BSkyB has been very successful over the years in squashing upstart competitors in football and sports broadcasting. The company, however, has never faced a rival like an invigorated BT. In a battle of chequebooks, the key statistic to bear in mind is that BSkyB currently generates free cash flow of about £1bn a year whereas BT, utterly transformed over the past five years, throws off about £2.3bn. This is a new game. Or, as Bernstein's analysts put it, "the end of peaceful co-existence in the UK telecom and TV worlds".

For the time being, BSkyB can console itself that Champions League football accounts for only 3% of viewing across its sports channels. BT's expensively-acquired three-year rights for European competitions also kick in only from the 2015-16 season, which leaves BSkyB time to assess the damage. It is in the fortunate position of having 85% of its sports rights secured for the next three years.

But the soul-searching can't last for very long. The open question is what happens when bidding opens for the next set of Premier League rights, probably in mid-2015. Sky currently has the bigger and better package by far. But if BT were to overpay in similar style for Premier League leadership, BSkyB, for the first time in its history, could no longer credibly claim to be the home of live televised football in the UK.

Would its sport offer still be big enough and broad enough to overcome the blow? It would be a brave management that took that gamble. Monday's 11% fall in BSkyB's share price reflects what's at stake in 2015: BSkyB may have to pay a truly colossal sum to defend its Premier League status. And it is reasonable to assume that, at the very least, BT would not want to take a backwards step on Premier League rights in 2015.

So should BSkyB chief executive Jeremy Darroch preserve cash now with the aim of fighting and winning comprehensively in 2015? Or does he invest elsewhere in sports to manage, and reduce, the risk of a further loss to BT? Tricky.

From BT's point of view, it can make a fair argument that the cost of an entry ticket to the top tier of sports broadcasting is a reasonable investment. It has 7m broadband subscribers, versus BSkyB's 5m, and the management would be receiving flak if the gap closed much further. There may be easy ways to recoup some of the £900m outlay on Uefa rights via wholesaling deals; and the purchase looks a sensible way to fill the gaping hole in BT Sports' current midweek schedule. As long as BT can maintain the pledge that its financial outlook is unchanged shareholders should be reassured.

That said, BT's shareholders should not celebrate too wildly a victory in a "six pointer", as chief executive Gavin Patterson described it.

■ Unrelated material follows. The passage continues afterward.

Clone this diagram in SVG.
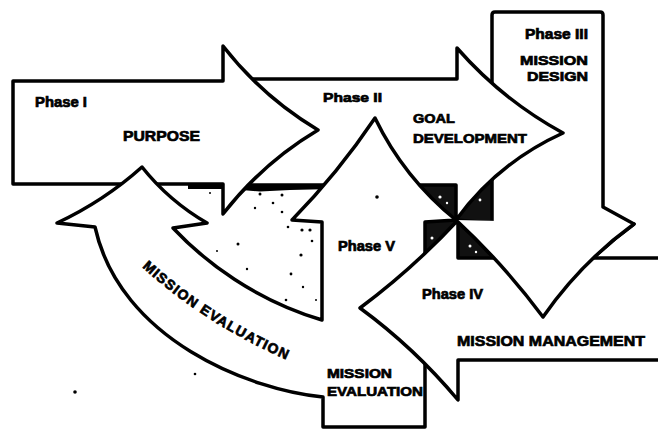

There will be a response from BSkyB.

RSA audit
This is a company that seems to only deliver bad news

Does the discovery of "accounting irregularities" during a routine internal audit offer evidence that an insurer is able to detect problems as a matter of course? Or, when the irregularities are so serious that they cause a £70m hit to profits, does it mean problems should have been spotted earlier?

In the case of RSA, which revealed the £70m hole in its claims reserves in Ireland late on Friday, a definitive answer will have to wait until accountants PwC have completed their work. That could take until the new year.

In the meantime, investors know one thing about RSA: it is a company that seems to deliver only bad news. The dividend was cut earlier this year and Friday's shocker, which sent the shares down 10% on Monday, was the second profits warning in a week. Last Tuesday's version was an extended grumble about storm damage and unrelated whiplash claims in Ireland.

In theory, the new Irish issue is a one-off, but, as Oliver Steel at Deutsche Bank put it: "Oscar Wilde's Lady Bracknell would possibly have something to say about the frequency."

RSA chief executive Simon Lee says he is "comfortable" with the City's forecasts that the dividend can be maintained at the reduced level. But comfortable is not a description one would apply to the dividend cover itself. On Deutsche's forecast, RSA would be distributing 6.4p a share to investors from earnings of 6.8p. There is no room there for any more "one-offs".

Lee's position seems safe for now. But he needs a full and glowing endorsement of the robustness of RSA's controls.